# Any advantage to diffuser over limewood?



## banderbe (Nov 17, 2005)

Just wondering if there's any reason to buy a diffuser (glass/ceramic) instead of a limewood airstone.

I picked up a couple of coralife limewood stones for $6 last night and they produce very tiny bubbles.

If there was a good reason to use a glass/ceramic diffuser though I would do it.


----------



## John N. (Dec 11, 2005)

I think limewood diffusers are a decent alternative to glass diffusers. I've used Limewood with DIY and it clogged rather easily and let out bigger bubbles compared to the glass diffusers. I've also noticed that the limewood diffusers break apart after a couple times cleaning it in a bleach solution.

With pressurized CO2, I didn't have a clogging issue, but compared to the glass diffusers, I feel like the ceramic disk did a better job at creating the misty type of bubbles we desire for better dissolution and contact.
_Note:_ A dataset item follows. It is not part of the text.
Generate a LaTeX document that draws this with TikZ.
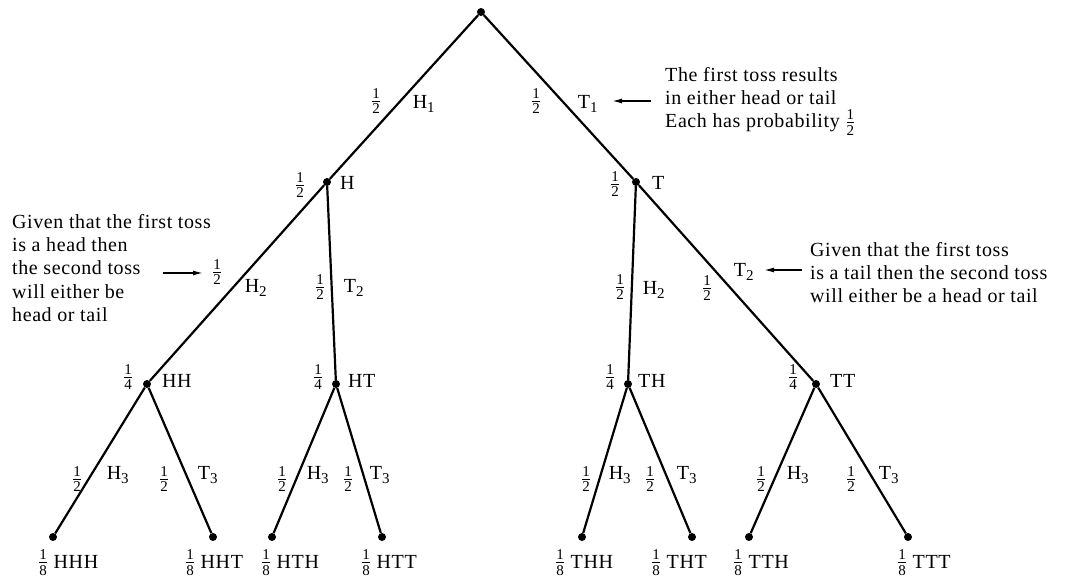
\documentclass[tikz,border=0pt]{standalone}
\usepackage{amsmath}
\usepackage{fontspec}
\setmainfont{Liberation Serif}[LetterSpace=3]
\usetikzlibrary{arrows.meta}
\DeclareMathSizes{20}{20}{15}{11}
\newcommand{\pfrac}[2]{$\tfrac{\textrm{#1}}{\textrm{#2}}$}
\newcommand{\ssub}[1]{$_{\textrm{#1}}$}

\begin{document}
\begin{tikzpicture}[x=1pt, y=-1pt,
    font=\fontsize{20}{23.3}\selectfont,
    dot/.style={circle, fill=black, inner sep=0pt, minimum size=8pt},
    branch/.style={line width=2.2pt},
    prob/.style={inner sep=0pt},
    tag/.style={inner sep=0pt},
    leaf/.style={inner sep=0pt, anchor=base west},
    note/.style={inner sep=0pt, anchor=north west, align=left},
    pointer/.style={-{Latex[length=10pt, width=5pt]}, line width=1.4pt},
]
  \useasboundingbox (0,0) rectangle (1075,578);

  % tree points
  \node[dot] (root) at (481,12)  {};
  \node[dot] (h)    at (327,182) {};
  \node[dot] (t)    at (636,182) {};
  \node[dot] (hh)   at (147,384) {};
  \node[dot] (ht)   at (336,384) {};
  \node[dot] (th)   at (628,384) {};
  \node[dot] (tt)   at (816,384) {};
  \node[dot] (hhh)  at (53,537)  {};
  \node[dot] (hht)  at (213,537) {};
  \node[dot] (hth)  at (272,537) {};
  \node[dot] (htt)  at (382,537) {};
  \node[dot] (thh)  at (582,537) {};
  \node[dot] (tht)  at (692,537) {};
  \node[dot] (tth)  at (749,537) {};
  \node[dot] (ttt)  at (908,537) {};

  \draw[branch] (root) -- (h);
  \draw[branch] (root) -- (t);
  \draw[branch] (h) -- (hh);
  \draw[branch] (h) -- (ht);
  \draw[branch] (t) -- (th);
  \draw[branch] (t) -- (tt);
  \draw[branch] (hh) -- (hhh);
  \draw[branch] (hh) -- (hht);
  \draw[branch] (ht) -- (hth);
  \draw[branch] (ht) -- (htt);
  \draw[branch] (th) -- (thh);
  \draw[branch] (th) -- (tht);
  \draw[branch] (tt) -- (tth);
  \draw[branch] (tt) -- (ttt);

  % branch labels, first toss
  \node[prob] (pH1) at (376,101) {\pfrac12};
  \node[tag]  (lH1) at (424,104) {H\ssub1};
  \node[prob] (pT1) at (536,101) {\pfrac12};
  \node[tag]  (lT1) at (588,104) {T\ssub1};

  % second toss
  \node[prob] (pH2a) at (217,272) {\pfrac12};
  \node[tag]  (lH2a) at (256,288) {H\ssub2};
  \node[prob] (pT2a) at (320,287) {\pfrac12};
  \node[tag]  (lT2a) at (354,288) {T\ssub2};
  \node[prob] (pH2b) at (620,287) {\pfrac12};
  \node[tag]  (lH2b) at (654,290) {H\ssub2};
  \node[prob] (pT2b) at (707,288) {\pfrac12};
  \node[tag]  (lT2b) at (744,272) {T\ssub2};

  % third toss
  \node[prob] (pH3a) at (77,479)  {\pfrac12};
  \node[tag]  (lH3a) at (118,475) {H\ssub3};
  \node[prob] (pT3a) at (164,479) {\pfrac12};
  \node[tag]  (lT3a) at (208,475) {T\ssub3};
  \node[prob] (pH3b) at (282,479) {\pfrac12};
  \node[tag]  (lH3b) at (318,475) {H\ssub3};
  \node[prob] (pT3b) at (348,479) {\pfrac12};
  \node[tag]  (lT3b) at (380,475) {T\ssub3};
  \node[prob] (pH3c) at (586,479) {\pfrac12};
  \node[tag]  (lH3c) at (620,475) {H\ssub3};
  \node[prob] (pT3c) at (650,479) {\pfrac12};
  \node[tag]  (lT3c) at (687,475) {T\ssub3};
  \node[prob] (pH3d) at (761,479) {\pfrac12};
  \node[tag]  (lH3d) at (798,475) {H\ssub3};
  \node[prob] (pT3d) at (851,479) {\pfrac12};
  \node[tag]  (lT3d) at (889,475) {T\ssub3};

  % outcomes of the inner points
  \node[prob] (qh)  at (300,185) {\pfrac12};
  \node[tag, anchor=west] (nh)  at (340,183) {H};
  \node[prob] (qt)  at (615,184) {\pfrac12};
  \node[tag, anchor=west] (nt)  at (652,183) {T};
  \node[prob] (qhh) at (128,377) {\pfrac14};
  \node[tag, anchor=west] (nhh) at (162,381) {HH};
  \node[prob] (qht) at (318,377) {\pfrac14};
  \node[tag, anchor=west] (nht) at (348,381) {HT};
  \node[prob] (qth) at (610,377) {\pfrac14};
  \node[tag, anchor=west] (nth) at (638,381) {TH};
  \node[prob] (qtt) at (793,377) {\pfrac14};
  \node[tag, anchor=west] (ntt) at (830,381) {TT};

  % leaves
  \node[leaf] (ohhh) at (38,568)  {\pfrac18 HHH};
  \node[leaf] (ohht) at (185,568) {\pfrac18 HHT};
  \node[leaf] (ohth) at (261,568) {\pfrac18 HTH};
  \node[leaf] (ohtt) at (361,568) {\pfrac18 HTT};
  \node[leaf] (othh) at (555,568) {\pfrac18 THH};
  \node[leaf] (otht) at (651,568) {\pfrac18 THT};
  \node[leaf] (otth) at (733,568) {\pfrac18 TTH};
  \node[leaf] (ottt) at (897,568) {\pfrac18 TTT};

  % comments beside the tree
  \node[note] (first) at (665,67)
    {The first toss results\\in either head or tail\\Each has probability \pfrac12};
  \node[note] (headnote) at (12,214)
    {Given that the first toss\\is a head then\\the second toss\\will either be\\head or tail};
  \node[note] (tailnote) at (810,242)
    {Given that the first toss\\is a tail then the second toss\\will either be a head or tail};

  \coordinate (a1s) at (651,101);
  \coordinate (a1e) at (612,101);
  \coordinate (a2s) at (163,273);
  \coordinate (a2e) at (203,273);
  \coordinate (a3s) at (802,270);
  \coordinate (a3e) at (764,270);
  \draw[pointer] (a1s) -- (a1e);
  \draw[pointer] (a2s) -- (a2e);
  \draw[pointer] (a3s) -- (a3e);
\end{tikzpicture}
\end{document}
All in all, limewood diffusers are good enough, but in terms of durability, appearance and effectiveness I would rate it a 8/10 vs 9/10 (disk).

-John N.


----------



## jbierce (May 11, 2006)

Limewood diffusers create the smallest bubbles, but the smaller the bubbles the easier they clog. They don't normally clog from the outside though, but rather from particles in the air stream itself. Compressed CO2 is much cleaner than DIY, so there are far fewer particles to get trapped inside the diffuser. When driving diffusers with an air pump, the lifespan can be greatly improved by placing a filter on the air inlet with a mesh smaller than the pore size of the diffuser. That way any particles that enter the pump will flow through the pores instead of getting trapped inside and creating a clog.

When I'm using a diffuser and not a reactor I use fine-pore airstones from Aquatic Eco. They create very small bubbles (although not as small as limewood) and they're heavy enough to actually sink into the water. Limewood diffusers float, which can make using them a real chore.

JBierce


----------



## jhj (Feb 18, 2006)

I have heard a lot of good things about the sweetwater airstones from aquatic eco. They are cheaper and the bubble they produce are very fine (maybe not as much as limestone). They also tend to last longer.


----------